Climate Change Emergency – Meaning What?

Below is the Labour Party’s climate emergency motion, passed in the Commons yesterday without a vote. Just what the motion means is not totally clear.

For the government, that snake Michael Gove accepted there was an emergency, but refused to declare one.

For business and all those organisations with a neoliberal outlook, a cost benefit approach shows the present value of something happening in 2050 to be almost nothing.

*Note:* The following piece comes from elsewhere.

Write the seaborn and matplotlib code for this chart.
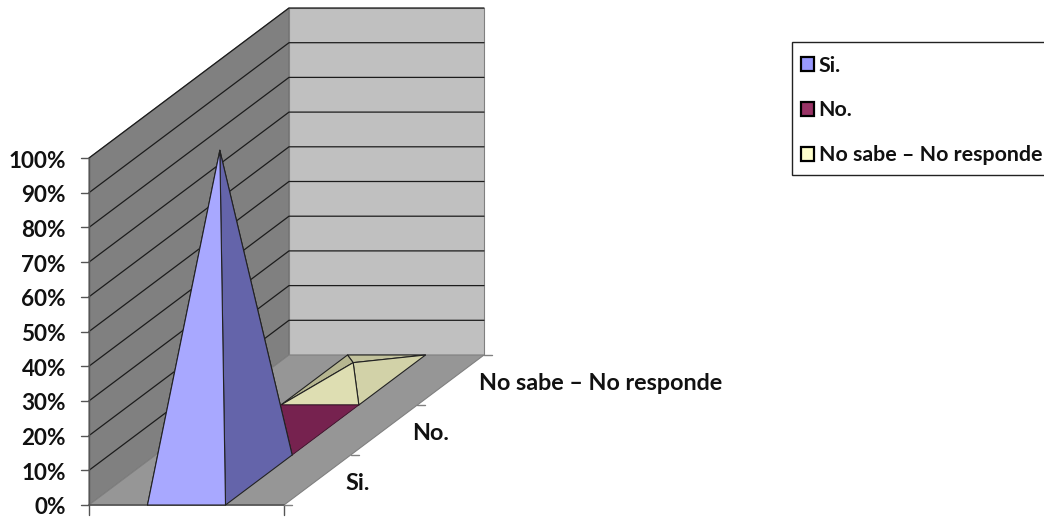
import matplotlib
matplotlib.use("Agg")
import matplotlib.pyplot as plt
from matplotlib.patches import Patch, Rectangle
import pandas as pd
import seaborn as sns

categories = ["Si.", "No.", "No sabe – No responde"]
shares = [0.95, 0.0, 0.05]
value_ticks = [0.0, 0.1, 0.2, 0.3, 0.4, 0.5, 0.6, 0.7, 0.8, 0.9, 1.0]

legend_colors = ["#9999FF", "#993366", "#FFFFCC"]
# front, right, left, back face shades of each pyramid
face_colors = [
    ("#A8A8FF", "#6464AA", "#6464AA", "#6464AA"),
    ("#76224F", "#76224F", "#76224F", "#76224F"),
    ("#DEDEB2", "#D2D2A8", "#B6B690", "#C2C29C"),
]

sns.set_theme(style="white")
plt.rcParams["font.family"] = ["Lato", "DejaVu Sans"]

W, H = 1044, 517
ORIGIN_X, ORIGIN_Y = 89.0, 505.0
WIDTH_PX, HEIGHT_PX = 195.0, 347.0
DEPTH_DX, DEPTH_DY = 200.0 / 3, -50.0


def project(across, depth, value):
    """Oblique projection of (across 0-1, depth in categories, value 0-1)."""
    return (
        ORIGIN_X + WIDTH_PX * across + DEPTH_DX * depth,
        ORIGIN_Y + DEPTH_DY * depth - HEIGHT_PX * value,
    )


fig = plt.figure(figsize=(W / 100, H / 100), dpi=100, facecolor="white")
ax = fig.add_axes([0, 0, 1, 1])

n = len(categories)
top = value_ticks[-1]


def face(points, color, edge="#222222", lw=0.8, z=2):
    xy = [project(*p) for p in points]
    ax.fill(*zip(*xy), facecolor=color, edgecolor=edge, linewidth=lw, zorder=z,
            joinstyle="round")


# Chart walls and floor
face([(0, 0, 0), (0, n, 0), (0, n, top), (0, 0, top)], "#808080", edge="#6e6e6e", z=1)
face([(0, n, 0), (1, n, 0), (1, n, top), (0, n, top)], "#C0C0C0", edge="#808080", z=1)
face([(0, 0, 0), (1, 0, 0), (1, n, 0), (0, n, 0)], "#969696", edge="#808080", z=1)

# Gridlines across both walls
rows = []
for v in value_ticks[1:]:
    for pos, (a, d) in enumerate([(0, 0), (0, n), (1, n)]):
        sx, sy = project(a, d, v)
        rows.append({"level": v, "order": pos, "sx": sx, "sy": sy})
grid = pd.DataFrame(rows)
sns.lineplot(data=grid, x="sx", y="sy", units="level", estimator=None, sort=False,
             color="#1c1c1c", linewidth=0.9, legend=False, ax=ax, zorder=1.5)

# Axis ticks
tick_color = "#555555"
for v in value_ticks:
    x, y = project(0, 0, v)
    ax.plot([x - 8, x], [y, y], color=tick_color, lw=1.0, zorder=1.6)
    ax.text(66, y + 3, f"{v:.0%}", ha="right", va="center", fontsize=16.2,
            fontweight="bold", color="#111111")
ax.plot(*zip(project(0, 0, 0), project(0, 0, top)), color=tick_color, lw=1.0, zorder=1.6)
for a in (0, 1):
    x, y = project(a, 0, 0)
    ax.plot([x, x], [y, y + 10], color=tick_color, lw=1.0, zorder=1.6)
ax.plot(*zip(project(0, 0, 0), project(1, 0, 0)), color=tick_color, lw=1.2, zorder=1.6)
for d in range(n + 1):
    x, y = project(1, d, 0)
    ax.plot([x, x + 8], [y, y], color="#808080", lw=1.0, zorder=1.6)

# Category labels beside the floor's right edge
for i, name in enumerate(categories):
    x, y = project(1, i + 0.5, 0)
    ax.text(x + 28, y + 3.5, name, ha="left", va="center", fontsize=16.8,
            fontweight="bold", color="#111111")

# Pyramids, painted from the back row to the front row
LOW, HIGH = 0.3, 0.7
for i in reversed(range(n)):
    value = shares[i]
    front, right, left, back = face_colors[i]
    apex = (0.5, i + 0.5, value)
    fl, fr = (LOW, i, 0), (HIGH, i, 0)
    bl, br = (LOW, i + 1, 0), (HIGH, i + 1, 0)
    z = 3 + (n - i)
    if value == 0:
        face([fl, fr, br, bl], front, edge="#3a1028", lw=0.6, z=z)
        continue
    face([bl, br, apex], back, z=z)
    face([fl, bl, apex], left, z=z)
    face([fr, br, apex], right, z=z)
    face([fl, fr, apex], front, z=z)

ax.set_xlim(0, W)
ax.set_ylim(H, 0)
ax.axis("off")

# Legend box, with its right side running to the figure edge
ax.add_patch(Rectangle((792, 42), 260, 133, facecolor="white", edgecolor="#222222",
                       linewidth=1.0, zorder=6, clip_on=True))
handles = [Patch(facecolor=c, edgecolor="black", linewidth=1.6, label=name)
           for c, name in zip(legend_colors, categories)]
leg = ax.legend(handles=handles, loc="upper left",
                bbox_to_anchor=(801 / W, 1 - 55.5 / H), borderaxespad=0,
                prop={"family": "Lato", "weight": "bold", "size": 15.4},
                handlelength=0.62, handleheight=0.62, handletextpad=0.2,
                labelspacing=1.16, borderpad=0, frameon=False)
leg.set_zorder(7)
for t in leg.get_texts():
    t.set_color("#111111")

fig.savefig("out.png", dpi=100)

“That this House declares an environment and climate emergency following the finding of the Inter-governmental Panel on Climate Change that to avoid more than 1.5°C rise in global warming, global emissions would need to fall by around 45 per cent from 2010 levels by 2030, reaching net zero by around 2050; recognises the devastating impact that volatile and extreme weather will have on UK food production, water availability, public health and through flooding and wildfire damage; notes that the UK is currently missing almost all of its biodiversity targets, with an alarming trend in species decline, and that cuts of 50 percent to the funding of Natural England are counterproductive to tackling those problems; calls on the Government to increase the ambition of the UK’s climate change targets under the Climate Change Act 2008 to achieve net zero emissions before 2050, to increase support for and set ambitious, short-term targets for the roll-out of renewable and low carbon energy and transport, and to move swiftly to capture economic opportunities and green jobs in the low carbon economy while managing risks for workers and communities currently reliant on carbon intensive sectors; and further calls on the Government to lay before the House within the next six months urgent proposals to restore the UK’s natural environment and to deliver a circular, zero waste economy.”